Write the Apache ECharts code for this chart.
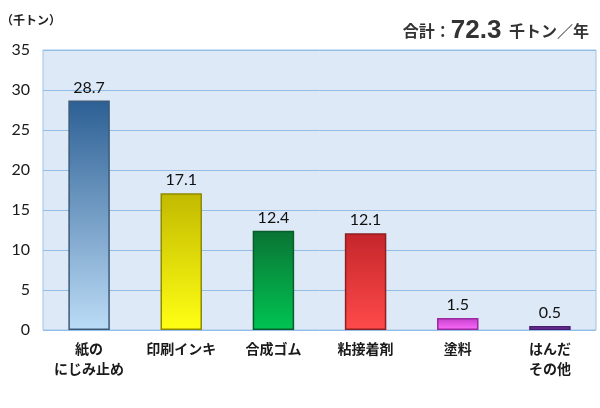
<!DOCTYPE html>
<html>
<head>
<meta charset="utf-8">
<script src="https://cdn.jsdelivr.net/npm/echarts@6/dist/echarts.min.js"></script>
<style>
  html, body { margin: 0; padding: 0; background: #ffffff; }
  #chart { width: 600px; height: 408px; }
</style>
</head>
<body>
<div id="chart"></div>
<script>
// Annual amounts by use (thousand tonnes)
const categories = ['紙の\nにじみ止め', '印刷インキ', '合成ゴム', '粘接着剤', '塗料', 'はんだ\nその他'];
const values = [28.7, 17.1, 12.4, 12.1, 1.5, 0.5];
const yTicks = [0, 5, 10, 15, 20, 25, 30, 35];
const totalValue = '72.3';
const unitLabel = '（千トン）';

// top colour, bottom colour, border colour per bar
const barColors = [
  ['#2c5f94', '#bcdcf6', '#3d5a78'],
  ['#c2ba00', '#ffff14', '#8f8a00'],
  ['#0a7434', '#00c452', '#0a5c2a'],
  ['#c4262b', '#ff4a4a', '#8e2022'],
  ['#c33fc8', '#ff6cff', '#9a2aa0'],
  ['#6a2c98', '#7e3cb0', '#4a1c70']
];

const jpFont = '"Noto Sans CJK JP", "Noto Sans", sans-serif';
const numFont = 'Lato, "Noto Sans", sans-serif';

const chart = echarts.init(document.getElementById('chart'), null, { renderer: 'canvas' });

const data = values.map((v, i) => ({
  value: v,
  itemStyle: {
    color: new echarts.graphic.LinearGradient(0, 0, 0, 1, [
      { offset: 0, color: barColors[i][0] },
      { offset: 1, color: barColors[i][1] }
    ]),
    borderColor: barColors[i][2],
    borderWidth: 1.5
  }
}));

chart.setOption({
  animation: false,
  backgroundColor: '#ffffff',
  title: [
    {
      text: unitLabel,
      left: -4,
      top: 9,
      textStyle: { fontFamily: jpFont, fontSize: 12, fontWeight: 'bold', color: '#222' }
    },
    {
      text: '{a|合計：}{b|' + totalValue + '}{c| 千トン／年}',
      right: 6,
      top: 13,
      textStyle: {
        rich: {
          a: { fontFamily: jpFont, fontSize: 16, fontWeight: 'bold', color: '#333' },
          b: { fontFamily: '"Liberation Sans", Arial, sans-serif', fontSize: 26, fontWeight: 'bold', color: '#333', padding: [0, 4, 0, 0] },
          c: { fontFamily: jpFont, fontSize: 16, fontWeight: 'bold', color: '#333' }
        }
      }
    }
  ],
  grid: {
    left: 43, right: 4, top: 50, bottom: 78,
    show: true,
    backgroundColor: '#dde9f6',
    borderColor: '#9fc5e8',
    borderWidth: 1
  },
  xAxis: {
    type: 'category',
    data: categories,
    axisLine: { show: false },
    axisTick: { show: false },
    axisLabel: {
      interval: 0,
      margin: 9,
      fontFamily: jpFont,
      fontSize: 14,
      fontWeight: 'bold',
      color: '#1a1a1a',
      lineHeight: 20,
      verticalAlign: 'top'
    }
  },
  yAxis: {
    type: 'value',
    min: 0,
    max: 35,
    interval: 5,
    axisLine: { show: false },
    axisTick: { show: false },
    splitLine: { lineStyle: { color: '#92bde6', width: 1 } },
    axisLabel: {
      margin: 13,
      fontFamily: numFont,
      fontSize: 16,
      color: '#1a1a1a',
      formatter: v => (yTicks.includes(v) ? String(v) : '')
    }
  },
  series: [{
    type: 'bar',
    data: data,
    barWidth: '45%',
    label: {
      show: true,
      position: 'top',
      distance: 5,
      fontFamily: numFont,
      fontSize: 16,
      color: '#111',
      formatter: p => p.value.toFixed(1)
    }
  }]
});
</script>
</body>
</html>
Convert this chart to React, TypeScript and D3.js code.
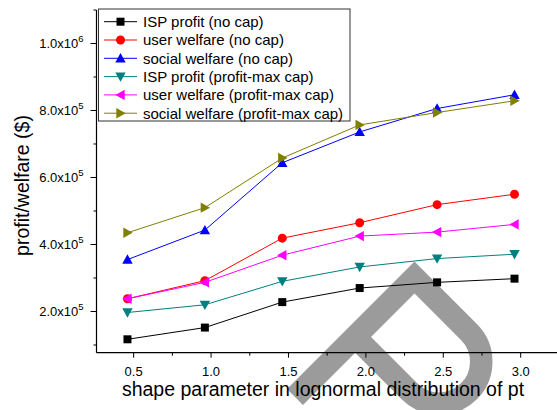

STATED PROBLEM = Print the listing above in full, exactly as written. Omit any pictures.

SOLUTION TO THIS TASK =
Write the Apache ECharts code for this chart.
<!DOCTYPE html>
<html>
<head>
<meta charset="utf-8">
<script src="https://cdn.jsdelivr.net/npm/echarts@6/dist/echarts.min.js"></script>
<style>
  html, body { margin: 0; padding: 0; background: #ffffff; }
  #chart { width: 600px; height: 408px; }
</style>
</head>
<body>
<div id="chart"></div>
<script>
// Annual amounts by use (thousand tonnes)
const categories = ['紙の\nにじみ止め', '印刷インキ', '合成ゴム', '粘接着剤', '塗料', 'はんだ\nその他'];
const values = [28.7, 17.1, 12.4, 12.1, 1.5, 0.5];
const yTicks = [0, 5, 10, 15, 20, 25, 30, 35];
const totalValue = '72.3';
const unitLabel = '（千トン）';

// top colour, bottom colour, border colour per bar
const barColors = [
  ['#2c5f94', '#bcdcf6', '#3d5a78'],
  ['#c2ba00', '#ffff14', '#8f8a00'],
  ['#0a7434', '#00c452', '#0a5c2a'],
  ['#c4262b', '#ff4a4a', '#8e2022'],
  ['#c33fc8', '#ff6cff', '#9a2aa0'],
  ['#6a2c98', '#7e3cb0', '#4a1c70']
];

const jpFont = '"Noto Sans CJK JP", "Noto Sans", sans-serif';
const numFont = 'Lato, "Noto Sans", sans-serif';

const chart = echarts.init(document.getElementById('chart'), null, { renderer: 'canvas' });

const data = values.map((v, i) => ({
  value: v,
  itemStyle: {
    color: new echarts.graphic.LinearGradient(0, 0, 0, 1, [
      { offset: 0, color: barColors[i][0] },
      { offset: 1, color: barColors[i][1] }
    ]),
    borderColor: barColors[i][2],
    borderWidth: 1.5
  }
}));

chart.setOption({
  animation: false,
  backgroundColor: '#ffffff',
  title: [
    {
      text: unitLabel,
      left: -4,
      top: 9,
      textStyle: { fontFamily: jpFont, fontSize: 12, fontWeight: 'bold', color: '#222' }
    },
    {
      text: '{a|合計：}{b|' + totalValue + '}{c| 千トン／年}',
      right: 6,
      top: 13,
      textStyle: {
        rich: {
          a: { fontFamily: jpFont, fontSize: 16, fontWeight: 'bold', color: '#333' },
          b: { fontFamily: '"Liberation Sans", Arial, sans-serif', fontSize: 26, fontWeight: 'bold', color: '#333', padding: [0, 4, 0, 0] },
          c: { fontFamily: jpFont, fontSize: 16, fontWeight: 'bold', color: '#333' }
        }
      }
    }
  ],
  grid: {
    left: 43, right: 4, top: 50, bottom: 78,
    show: true,
    backgroundColor: '#dde9f6',
    borderColor: '#9fc5e8',
    borderWidth: 1
  },
  xAxis: {
    type: 'category',
    data: categories,
    axisLine: { show: false },
    axisTick: { show: false },
    axisLabel: {
      interval: 0,
      margin: 9,
      fontFamily: jpFont,
      fontSize: 14,
      fontWeight: 'bold',
      color: '#1a1a1a',
      lineHeight: 20,
      verticalAlign: 'top'
    }
  },
  yAxis: {
    type: 'value',
    min: 0,
    max: 35,
    interval: 5,
    axisLine: { show: false },
    axisTick: { show: false },
    splitLine: { lineStyle: { color: '#92bde6', width: 1 } },
    axisLabel: {
      margin: 13,
      fontFamily: numFont,
      fontSize: 16,
      color: '#1a1a1a',
      formatter: v => (yTicks.includes(v) ? String(v) : '')
    }
  },
  series: [{
    type: 'bar',
    data: data,
    barWidth: '45%',
    label: {
      show: true,
      position: 'top',
      distance: 5,
      fontFamily: numFont,
      fontSize: 16,
      color: '#111',
      formatter: p => p.value.toFixed(1)
    }
  }]
});
</script>
</body>
</html>
Convert this chart to React, TypeScript and D3.js code.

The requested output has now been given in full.